• **PROBLEM STATEMENT**:
Write out the listing from the line with "Convert this chart to D3.js code." to the line with "300, 350, 400];", both lines included, exactly and nothing beyond. Leave pictures out.
[BEGIN SUPPLIED INFORMATION]
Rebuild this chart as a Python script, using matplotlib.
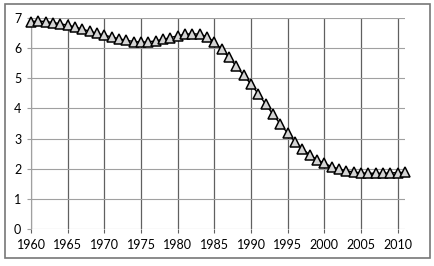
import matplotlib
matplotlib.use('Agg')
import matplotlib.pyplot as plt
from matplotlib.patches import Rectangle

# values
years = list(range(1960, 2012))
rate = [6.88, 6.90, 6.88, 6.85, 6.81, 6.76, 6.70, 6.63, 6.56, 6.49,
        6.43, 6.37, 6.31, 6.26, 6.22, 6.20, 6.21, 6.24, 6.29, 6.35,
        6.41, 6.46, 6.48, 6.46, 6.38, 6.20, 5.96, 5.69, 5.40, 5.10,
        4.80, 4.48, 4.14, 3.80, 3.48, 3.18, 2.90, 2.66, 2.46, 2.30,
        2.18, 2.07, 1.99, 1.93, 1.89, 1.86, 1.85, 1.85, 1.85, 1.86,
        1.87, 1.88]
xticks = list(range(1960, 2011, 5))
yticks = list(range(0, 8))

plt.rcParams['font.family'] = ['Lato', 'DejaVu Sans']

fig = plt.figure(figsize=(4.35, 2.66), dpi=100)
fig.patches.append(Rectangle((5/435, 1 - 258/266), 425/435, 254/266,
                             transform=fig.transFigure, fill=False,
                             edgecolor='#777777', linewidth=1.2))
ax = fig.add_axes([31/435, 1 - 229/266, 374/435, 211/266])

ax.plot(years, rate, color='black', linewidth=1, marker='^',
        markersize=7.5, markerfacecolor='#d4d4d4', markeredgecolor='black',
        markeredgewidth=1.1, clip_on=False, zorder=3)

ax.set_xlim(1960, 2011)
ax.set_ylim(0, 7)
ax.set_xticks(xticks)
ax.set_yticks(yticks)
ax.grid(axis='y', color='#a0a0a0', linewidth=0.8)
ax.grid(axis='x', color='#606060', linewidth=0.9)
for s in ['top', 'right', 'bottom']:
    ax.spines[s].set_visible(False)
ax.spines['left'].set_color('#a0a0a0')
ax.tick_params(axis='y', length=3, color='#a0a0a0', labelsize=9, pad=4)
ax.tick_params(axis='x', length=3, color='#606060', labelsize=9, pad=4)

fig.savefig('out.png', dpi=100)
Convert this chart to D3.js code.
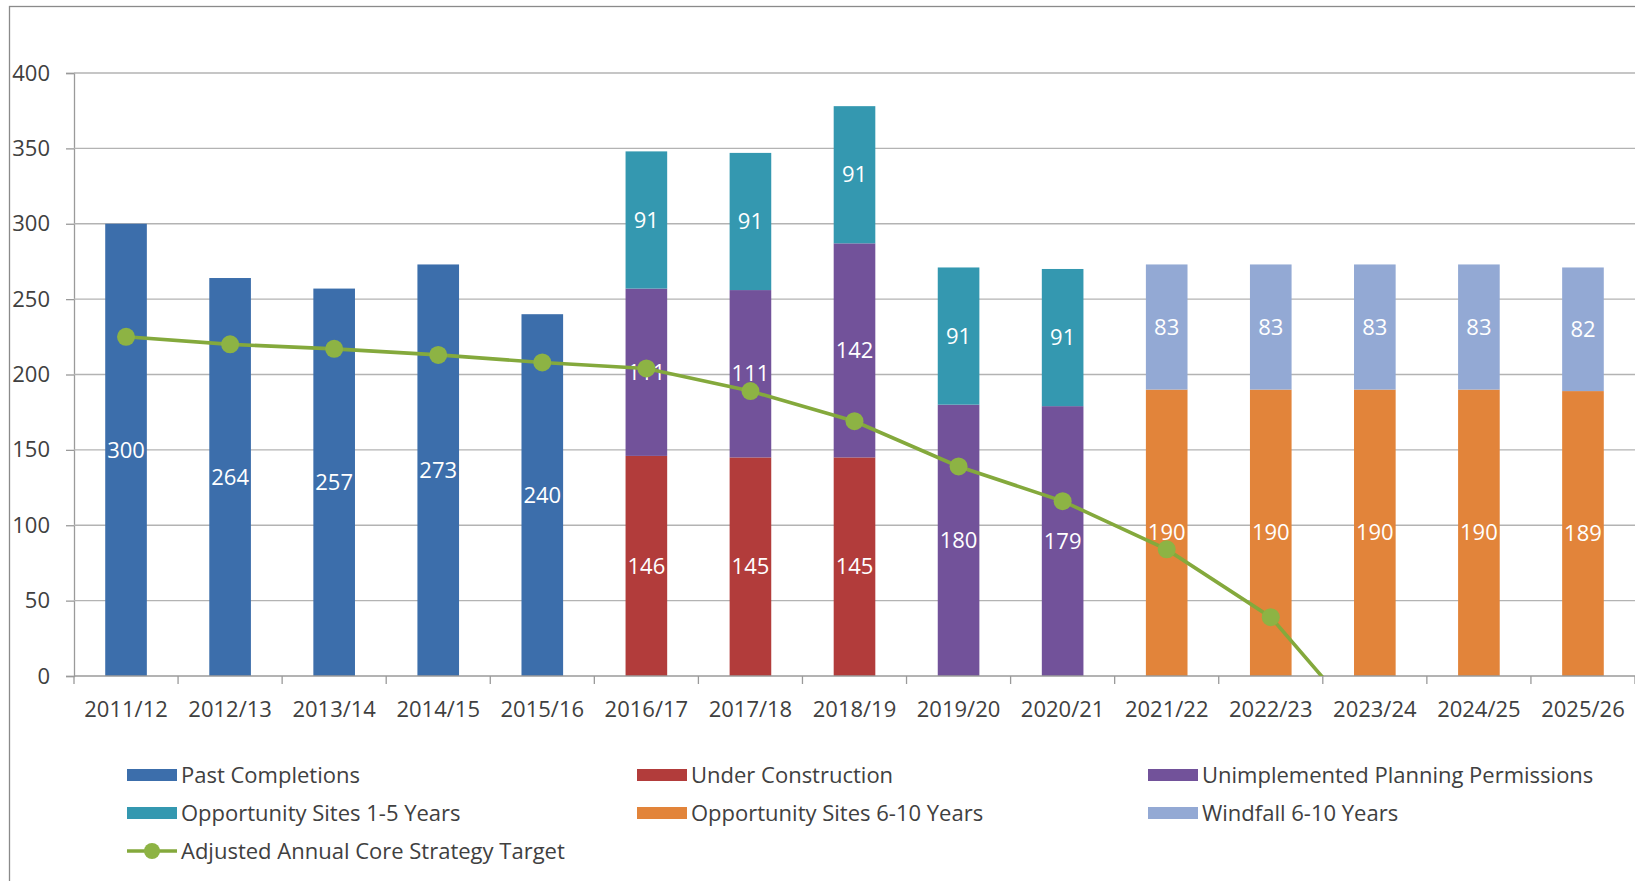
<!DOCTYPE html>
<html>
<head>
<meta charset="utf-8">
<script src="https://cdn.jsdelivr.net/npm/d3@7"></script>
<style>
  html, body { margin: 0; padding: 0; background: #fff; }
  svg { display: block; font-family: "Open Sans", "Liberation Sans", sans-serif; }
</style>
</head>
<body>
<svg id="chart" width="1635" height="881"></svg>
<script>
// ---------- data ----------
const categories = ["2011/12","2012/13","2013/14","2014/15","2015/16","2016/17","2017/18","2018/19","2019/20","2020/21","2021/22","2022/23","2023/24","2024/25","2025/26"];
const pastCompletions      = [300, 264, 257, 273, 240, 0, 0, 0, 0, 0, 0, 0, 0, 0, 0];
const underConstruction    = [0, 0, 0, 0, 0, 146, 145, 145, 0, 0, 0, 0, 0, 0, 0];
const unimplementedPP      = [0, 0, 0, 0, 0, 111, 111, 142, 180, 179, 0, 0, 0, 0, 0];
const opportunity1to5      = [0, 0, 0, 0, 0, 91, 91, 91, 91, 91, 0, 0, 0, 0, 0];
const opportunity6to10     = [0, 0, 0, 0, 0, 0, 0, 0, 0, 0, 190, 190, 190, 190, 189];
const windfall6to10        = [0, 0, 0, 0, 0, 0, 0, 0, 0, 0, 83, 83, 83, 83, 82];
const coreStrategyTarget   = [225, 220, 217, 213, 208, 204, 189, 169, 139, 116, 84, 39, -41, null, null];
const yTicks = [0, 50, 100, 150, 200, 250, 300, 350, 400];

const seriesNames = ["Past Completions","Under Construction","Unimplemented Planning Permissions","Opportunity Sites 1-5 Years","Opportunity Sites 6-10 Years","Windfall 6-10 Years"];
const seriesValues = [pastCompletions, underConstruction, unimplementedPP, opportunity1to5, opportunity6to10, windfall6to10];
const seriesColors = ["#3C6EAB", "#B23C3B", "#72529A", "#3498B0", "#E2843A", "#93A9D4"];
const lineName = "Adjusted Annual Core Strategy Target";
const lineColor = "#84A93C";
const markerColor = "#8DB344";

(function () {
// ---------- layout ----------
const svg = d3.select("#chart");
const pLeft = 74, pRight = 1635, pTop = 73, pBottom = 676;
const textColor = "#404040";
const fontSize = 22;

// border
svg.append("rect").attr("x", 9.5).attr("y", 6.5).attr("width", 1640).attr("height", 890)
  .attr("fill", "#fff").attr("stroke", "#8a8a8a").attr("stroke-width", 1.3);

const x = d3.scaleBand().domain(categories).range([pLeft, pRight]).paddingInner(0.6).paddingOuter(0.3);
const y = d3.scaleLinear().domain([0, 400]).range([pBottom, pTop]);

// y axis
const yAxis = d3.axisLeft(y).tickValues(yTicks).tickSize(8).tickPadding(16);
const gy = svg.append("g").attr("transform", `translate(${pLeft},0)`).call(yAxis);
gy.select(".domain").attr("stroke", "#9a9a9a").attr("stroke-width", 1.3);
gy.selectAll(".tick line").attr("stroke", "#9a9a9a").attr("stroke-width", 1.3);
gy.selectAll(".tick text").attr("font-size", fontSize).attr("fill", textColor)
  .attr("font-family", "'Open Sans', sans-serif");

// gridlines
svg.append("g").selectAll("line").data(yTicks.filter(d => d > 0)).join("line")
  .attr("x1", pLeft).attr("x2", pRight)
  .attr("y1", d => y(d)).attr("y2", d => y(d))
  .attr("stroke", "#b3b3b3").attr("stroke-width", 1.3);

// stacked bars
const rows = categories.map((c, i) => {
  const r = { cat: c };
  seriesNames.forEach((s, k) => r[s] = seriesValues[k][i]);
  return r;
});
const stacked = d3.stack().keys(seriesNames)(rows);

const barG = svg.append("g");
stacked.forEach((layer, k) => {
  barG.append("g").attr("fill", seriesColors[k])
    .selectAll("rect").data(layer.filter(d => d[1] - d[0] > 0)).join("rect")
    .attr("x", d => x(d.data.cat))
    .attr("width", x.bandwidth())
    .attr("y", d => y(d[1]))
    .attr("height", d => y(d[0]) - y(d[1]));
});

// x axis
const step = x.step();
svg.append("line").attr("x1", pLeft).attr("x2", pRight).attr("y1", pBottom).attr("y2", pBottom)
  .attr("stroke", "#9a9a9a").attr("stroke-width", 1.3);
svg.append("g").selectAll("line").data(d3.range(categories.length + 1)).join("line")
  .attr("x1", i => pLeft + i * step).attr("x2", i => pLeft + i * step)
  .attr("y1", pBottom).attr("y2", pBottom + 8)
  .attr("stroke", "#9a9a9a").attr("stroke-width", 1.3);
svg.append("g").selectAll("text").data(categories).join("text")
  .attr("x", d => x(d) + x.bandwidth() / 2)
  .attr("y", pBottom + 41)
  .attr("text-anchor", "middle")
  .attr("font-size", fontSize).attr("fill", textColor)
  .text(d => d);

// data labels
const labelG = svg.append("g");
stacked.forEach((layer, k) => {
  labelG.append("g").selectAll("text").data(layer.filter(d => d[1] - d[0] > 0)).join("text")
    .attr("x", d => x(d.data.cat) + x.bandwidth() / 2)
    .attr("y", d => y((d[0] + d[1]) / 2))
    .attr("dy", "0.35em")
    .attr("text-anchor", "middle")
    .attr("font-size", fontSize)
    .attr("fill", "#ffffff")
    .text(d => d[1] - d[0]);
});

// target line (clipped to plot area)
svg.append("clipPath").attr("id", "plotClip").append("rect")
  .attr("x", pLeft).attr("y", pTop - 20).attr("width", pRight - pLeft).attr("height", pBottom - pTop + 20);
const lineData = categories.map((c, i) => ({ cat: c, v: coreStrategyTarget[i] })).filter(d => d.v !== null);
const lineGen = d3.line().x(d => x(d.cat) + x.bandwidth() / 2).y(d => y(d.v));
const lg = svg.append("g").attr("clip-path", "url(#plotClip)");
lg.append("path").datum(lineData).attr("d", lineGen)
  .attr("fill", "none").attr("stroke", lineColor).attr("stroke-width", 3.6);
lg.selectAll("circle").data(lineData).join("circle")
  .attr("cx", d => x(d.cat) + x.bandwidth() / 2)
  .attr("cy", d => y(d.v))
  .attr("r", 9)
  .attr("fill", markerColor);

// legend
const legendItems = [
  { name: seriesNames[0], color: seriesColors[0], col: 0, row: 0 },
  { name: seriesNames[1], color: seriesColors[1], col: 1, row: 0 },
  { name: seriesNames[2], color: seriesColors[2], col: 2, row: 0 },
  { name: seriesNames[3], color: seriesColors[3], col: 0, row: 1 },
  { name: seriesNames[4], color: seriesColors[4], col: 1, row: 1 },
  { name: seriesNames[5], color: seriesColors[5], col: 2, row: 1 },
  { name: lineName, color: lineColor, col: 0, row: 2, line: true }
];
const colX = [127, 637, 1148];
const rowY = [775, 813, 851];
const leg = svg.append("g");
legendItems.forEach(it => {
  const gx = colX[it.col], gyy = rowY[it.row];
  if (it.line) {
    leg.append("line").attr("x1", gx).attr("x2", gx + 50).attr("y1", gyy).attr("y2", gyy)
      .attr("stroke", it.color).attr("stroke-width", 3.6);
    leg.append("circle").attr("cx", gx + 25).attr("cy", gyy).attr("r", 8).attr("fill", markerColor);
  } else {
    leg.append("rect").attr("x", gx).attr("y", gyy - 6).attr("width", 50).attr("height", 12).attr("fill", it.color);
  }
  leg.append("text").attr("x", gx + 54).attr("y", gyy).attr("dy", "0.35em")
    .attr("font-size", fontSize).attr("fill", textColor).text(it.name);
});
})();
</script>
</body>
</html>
[END SUPPLIED INFORMATION]
• **EXERCISE RESPONSE**:
Convert this chart to D3.js code.
<!DOCTYPE html>
<html>
<head>
<meta charset="utf-8">
<script src="https://cdn.jsdelivr.net/npm/d3@7"></script>
<style>
  html, body { margin: 0; padding: 0; background: #fff; }
  svg { display: block; font-family: "Open Sans", "Liberation Sans", sans-serif; }
</style>
</head>
<body>
<svg id="chart" width="1635" height="881"></svg>
<script>
// ---------- data ----------
const categories = ["2011/12","2012/13","2013/14","2014/15","2015/16","2016/17","2017/18","2018/19","2019/20","2020/21","2021/22","2022/23","2023/24","2024/25","2025/26"];
const pastCompletions      = [300, 264, 257, 273, 240, 0, 0, 0, 0, 0, 0, 0, 0, 0, 0];
const underConstruction    = [0, 0, 0, 0, 0, 146, 145, 145, 0, 0, 0, 0, 0, 0, 0];
const unimplementedPP      = [0, 0, 0, 0, 0, 111, 111, 142, 180, 179, 0, 0, 0, 0, 0];
const opportunity1to5      = [0, 0, 0, 0, 0, 91, 91, 91, 91, 91, 0, 0, 0, 0, 0];
const opportunity6to10     = [0, 0, 0, 0, 0, 0, 0, 0, 0, 0, 190, 190, 190, 190, 189];
const windfall6to10        = [0, 0, 0, 0, 0, 0, 0, 0, 0, 0, 83, 83, 83, 83, 82];
const coreStrategyTarget   = [225, 220, 217, 213, 208, 204, 189, 169, 139, 116, 84, 39, -41, null, null];
const yTicks = [0, 50, 100, 150, 200, 250, 300, 350, 400];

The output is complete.